Work to complete: Restate the full listing word for word and leave the pictures out.

Data:
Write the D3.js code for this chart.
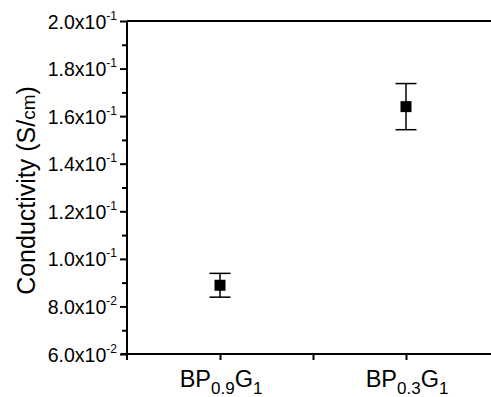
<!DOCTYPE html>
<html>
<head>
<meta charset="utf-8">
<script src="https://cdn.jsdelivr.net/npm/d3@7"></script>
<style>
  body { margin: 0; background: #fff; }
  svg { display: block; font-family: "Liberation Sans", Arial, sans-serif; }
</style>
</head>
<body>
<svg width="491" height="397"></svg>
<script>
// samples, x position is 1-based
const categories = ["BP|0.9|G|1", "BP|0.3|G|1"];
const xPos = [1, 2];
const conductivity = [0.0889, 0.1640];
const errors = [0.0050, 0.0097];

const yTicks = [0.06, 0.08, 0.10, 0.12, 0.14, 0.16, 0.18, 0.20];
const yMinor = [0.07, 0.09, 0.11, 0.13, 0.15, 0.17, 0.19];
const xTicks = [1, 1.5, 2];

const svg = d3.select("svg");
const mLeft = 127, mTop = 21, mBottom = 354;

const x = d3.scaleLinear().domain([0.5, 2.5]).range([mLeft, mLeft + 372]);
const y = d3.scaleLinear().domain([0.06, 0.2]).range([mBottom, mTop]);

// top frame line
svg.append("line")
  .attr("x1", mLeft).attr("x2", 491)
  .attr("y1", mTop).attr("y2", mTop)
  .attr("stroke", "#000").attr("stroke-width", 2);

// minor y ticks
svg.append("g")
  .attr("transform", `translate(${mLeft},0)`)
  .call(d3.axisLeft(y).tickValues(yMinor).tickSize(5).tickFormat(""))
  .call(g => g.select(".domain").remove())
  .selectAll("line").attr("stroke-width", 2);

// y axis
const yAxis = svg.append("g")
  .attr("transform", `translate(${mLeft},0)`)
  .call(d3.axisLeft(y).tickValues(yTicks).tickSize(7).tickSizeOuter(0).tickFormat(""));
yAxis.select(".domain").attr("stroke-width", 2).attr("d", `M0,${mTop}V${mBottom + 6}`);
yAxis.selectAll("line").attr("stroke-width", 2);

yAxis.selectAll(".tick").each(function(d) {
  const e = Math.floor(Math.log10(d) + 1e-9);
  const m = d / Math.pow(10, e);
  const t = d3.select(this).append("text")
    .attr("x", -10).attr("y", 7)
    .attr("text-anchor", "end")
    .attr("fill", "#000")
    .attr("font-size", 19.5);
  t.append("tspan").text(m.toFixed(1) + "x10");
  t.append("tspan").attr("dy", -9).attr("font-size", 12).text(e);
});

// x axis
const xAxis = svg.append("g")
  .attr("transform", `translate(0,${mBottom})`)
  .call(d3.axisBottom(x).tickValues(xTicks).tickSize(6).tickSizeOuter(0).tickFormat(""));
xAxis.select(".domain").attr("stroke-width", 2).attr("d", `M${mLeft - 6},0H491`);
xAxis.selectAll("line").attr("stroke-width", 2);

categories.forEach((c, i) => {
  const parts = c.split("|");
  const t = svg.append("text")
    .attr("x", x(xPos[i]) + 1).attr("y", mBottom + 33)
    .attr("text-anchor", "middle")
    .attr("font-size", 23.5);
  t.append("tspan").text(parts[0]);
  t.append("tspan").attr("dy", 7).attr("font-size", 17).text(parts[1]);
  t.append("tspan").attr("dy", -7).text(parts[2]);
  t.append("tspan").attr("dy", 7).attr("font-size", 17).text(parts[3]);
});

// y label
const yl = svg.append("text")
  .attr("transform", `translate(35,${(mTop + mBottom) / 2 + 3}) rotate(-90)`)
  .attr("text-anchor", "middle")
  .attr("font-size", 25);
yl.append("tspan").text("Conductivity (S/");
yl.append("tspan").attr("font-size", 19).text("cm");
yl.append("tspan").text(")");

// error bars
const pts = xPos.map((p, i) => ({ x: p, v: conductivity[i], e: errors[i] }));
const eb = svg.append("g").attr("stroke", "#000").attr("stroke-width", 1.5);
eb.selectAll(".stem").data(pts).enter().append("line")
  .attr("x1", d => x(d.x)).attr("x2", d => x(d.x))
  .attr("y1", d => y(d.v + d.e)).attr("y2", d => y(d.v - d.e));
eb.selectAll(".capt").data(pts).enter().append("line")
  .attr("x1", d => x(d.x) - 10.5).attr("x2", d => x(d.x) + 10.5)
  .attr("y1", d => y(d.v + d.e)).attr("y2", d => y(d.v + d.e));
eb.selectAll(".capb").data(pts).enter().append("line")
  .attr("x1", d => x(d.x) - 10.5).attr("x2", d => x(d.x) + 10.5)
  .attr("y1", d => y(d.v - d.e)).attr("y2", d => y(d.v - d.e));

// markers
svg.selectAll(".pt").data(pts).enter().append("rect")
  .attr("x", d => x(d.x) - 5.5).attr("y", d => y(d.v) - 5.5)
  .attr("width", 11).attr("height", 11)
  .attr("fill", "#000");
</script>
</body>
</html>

Task response:
Write the D3.js code for this chart.
<!DOCTYPE html>
<html>
<head>
<meta charset="utf-8">
<script src="https://cdn.jsdelivr.net/npm/d3@7"></script>
<style>
  body { margin: 0; background: #fff; }
  svg { display: block; font-family: "Liberation Sans", Arial, sans-serif; }
</style>
</head>
<body>
<svg width="491" height="397"></svg>
<script>
// samples, x position is 1-based
const categories = ["BP|0.9|G|1", "BP|0.3|G|1"];
const xPos = [1, 2];
const conductivity = [0.0889, 0.1640];
const errors = [0.0050, 0.0097];

const yTicks = [0.06, 0.08, 0.10, 0.12, 0.14, 0.16, 0.18, 0.20];
const yMinor = [0.07, 0.09, 0.11, 0.13, 0.15, 0.17, 0.19];
const xTicks = [1, 1.5, 2];

const svg = d3.select("svg");
const mLeft = 127, mTop = 21, mBottom = 354;

const x = d3.scaleLinear().domain([0.5, 2.5]).range([mLeft, mLeft + 372]);
const y = d3.scaleLinear().domain([0.06, 0.2]).range([mBottom, mTop]);

// top frame line
svg.append("line")
  .attr("x1", mLeft).attr("x2", 491)
  .attr("y1", mTop).attr("y2", mTop)
  .attr("stroke", "#000").attr("stroke-width", 2);

// minor y ticks
svg.append("g")
  .attr("transform", `translate(${mLeft},0)`)
  .call(d3.axisLeft(y).tickValues(yMinor).tickSize(5).tickFormat(""))
  .call(g => g.select(".domain").remove())
  .selectAll("line").attr("stroke-width", 2);

// y axis
const yAxis = svg.append("g")
  .attr("transform", `translate(${mLeft},0)`)
  .call(d3.axisLeft(y).tickValues(yTicks).tickSize(7).tickSizeOuter(0).tickFormat(""));
yAxis.select(".domain").attr("stroke-width", 2).attr("d", `M0,${mTop}V${mBottom + 6}`);
yAxis.selectAll("line").attr("stroke-width", 2);

yAxis.selectAll(".tick").each(function(d) {
  const e = Math.floor(Math.log10(d) + 1e-9);
  const m = d / Math.pow(10, e);
  const t = d3.select(this).append("text")
    .attr("x", -10).attr("y", 7)
    .attr("text-anchor", "end")
    .attr("fill", "#000")
    .attr("font-size", 19.5);
  t.append("tspan").text(m.toFixed(1) + "x10");
  t.append("tspan").attr("dy", -9).attr("font-size", 12).text(e);
});

// x axis
const xAxis = svg.append("g")
  .attr("transform", `translate(0,${mBottom})`)
  .call(d3.axisBottom(x).tickValues(xTicks).tickSize(6).tickSizeOuter(0).tickFormat(""));
xAxis.select(".domain").attr("stroke-width", 2).attr("d", `M${mLeft - 6},0H491`);
xAxis.selectAll("line").attr("stroke-width", 2);

categories.forEach((c, i) => {
  const parts = c.split("|");
  const t = svg.append("text")
    .attr("x", x(xPos[i]) + 1).attr("y", mBottom + 33)
    .attr("text-anchor", "middle")
    .attr("font-size", 23.5);
  t.append("tspan").text(parts[0]);
  t.append("tspan").attr("dy", 7).attr("font-size", 17).text(parts[1]);
  t.append("tspan").attr("dy", -7).text(parts[2]);
  t.append("tspan").attr("dy", 7).attr("font-size", 17).text(parts[3]);
});

// y label
const yl = svg.append("text")
  .attr("transform", `translate(35,${(mTop + mBottom) / 2 + 3}) rotate(-90)`)
  .attr("text-anchor", "middle")
  .attr("font-size", 25);
yl.append("tspan").text("Conductivity (S/");
yl.append("tspan").attr("font-size", 19).text("cm");
yl.append("tspan").text(")");

// error bars
const pts = xPos.map((p, i) => ({ x: p, v: conductivity[i], e: errors[i] }));
const eb = svg.append("g").attr("stroke", "#000").attr("stroke-width", 1.5);
eb.selectAll(".stem").data(pts).enter().append("line")
  .attr("x1", d => x(d.x)).attr("x2", d => x(d.x))
  .attr("y1", d => y(d.v + d.e)).attr("y2", d => y(d.v - d.e));
eb.selectAll(".capt").data(pts).enter().append("line")
  .attr("x1", d => x(d.x) - 10.5).attr("x2", d => x(d.x) + 10.5)
  .attr("y1", d => y(d.v + d.e)).attr("y2", d => y(d.v + d.e));
eb.selectAll(".capb").data(pts).enter().append("line")
  .attr("x1", d => x(d.x) - 10.5).attr("x2", d => x(d.x) + 10.5)
  .attr("y1", d => y(d.v - d.e)).attr("y2", d => y(d.v - d.e));

// markers
svg.selectAll(".pt").data(pts).enter().append("rect")
  .attr("x", d => x(d.x) - 5.5).attr("y", d => y(d.v) - 5.5)
  .attr("width", 11).attr("height", 11)
  .attr("fill", "#000");
</script>
</body>
</html>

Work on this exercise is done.